What are the optic radiations?

They are the nerve tracts carrying optic signal from the lateral geniculate nucleus to the visual cortex. Those that subserve the upper part of the visual field travel in the temporal lobe and those that subserve the lower part of the visual field travel in the parietal portion of the lateral ventricle.

27

What is the calcarine?

This is another name for the primary visual cortex. It is found on the medial surface of the occipital lobe.

28

What is the symptomatic difference between a lesion in the macular of the retina and degenerative retinopathies?

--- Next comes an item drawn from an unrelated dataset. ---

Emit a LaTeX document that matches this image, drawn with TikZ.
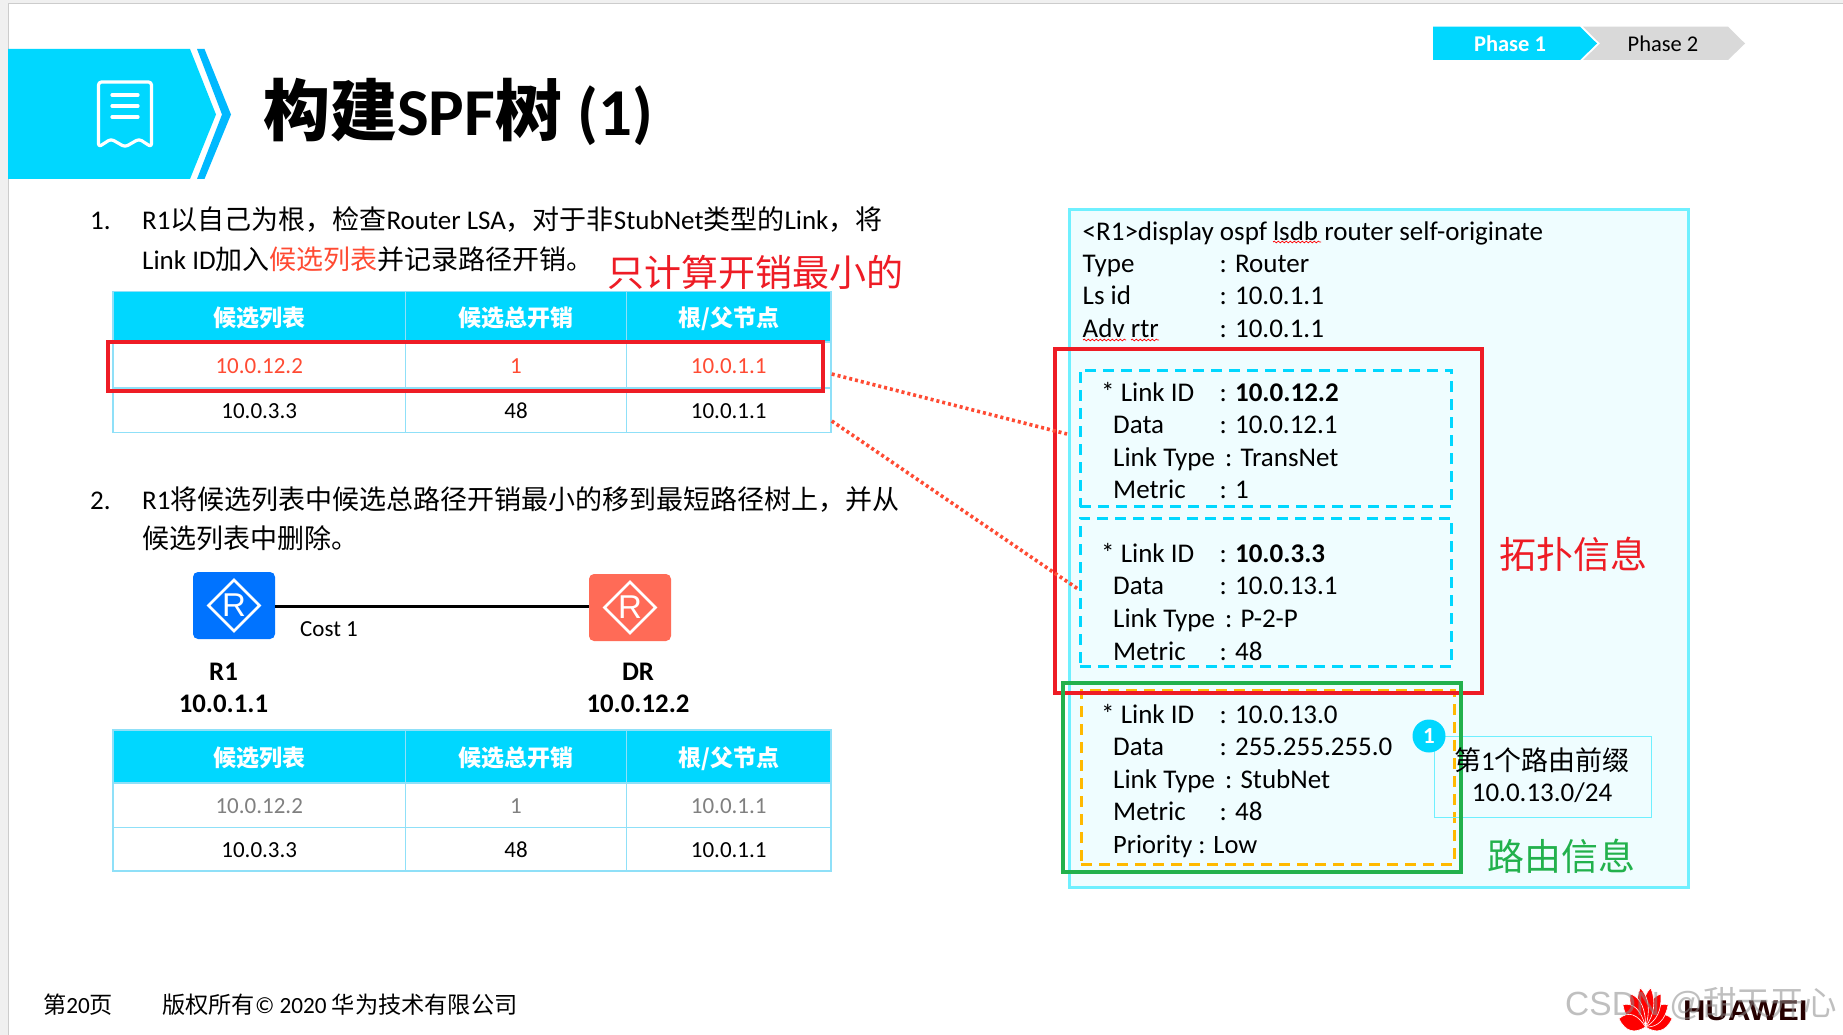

Macular lesions produce central or paracentral defects.
Degenerative retinopathies, such as retinitis pigmentosa, produce progressive constriction of the peripheral fields.

29

When a pituitary tumour puts pressure on the optic chiasm from below which part of the visual field will be affected?

Bitemporal superior quandrantanopia

30

When a tumour of the hypothalamus puts pressure on the optic chiasm from above which part of the visual field will be affected?

Bitemporal inferior quandrantanopia

31

What is the blood supply to the optic chiasm?

Anterior choroidal artery
Internal carotid artery
Anterior communicating artery

32

What is the blood supply to the optic nerve?

Opthalmic artery

33

A unilateral lesion of the posterior cerebral artery which leads to damage of the occipital cortex causes will mean that which part of the visual field will be affected?

Contralateral homonymous heminopia, sparing the fibres that originate from the macula. This is because of the dual blood supply of the pole of the visual cortex which subserves macular function.

34

What is papilloedema?

Swelling of the optic disc due to raised intracranial pressure. It is almost invariably bilateral. It causes fleeting loss of vision. On examinations acuity is normal but the blind spot is enlarged. The disc is swollen, pink and has blurred or absent disc margins.

35

What is optic neuritis?

Inflammation of the optic nerve. Loss of central vision may be mild or severe. Eye movements, especially elevating eyes, are painful. The most common cause is demyelination either confined to the optic nerve or in multiple sclerosis.

36

What are the causes of retinal or optic nerve ischaemia?

Embolism into the central retinal artery
Occlusion of small posterior ciliary arteries by small vessel disease or inflammation such as giant cell arteritis. Visual loss is typically painless.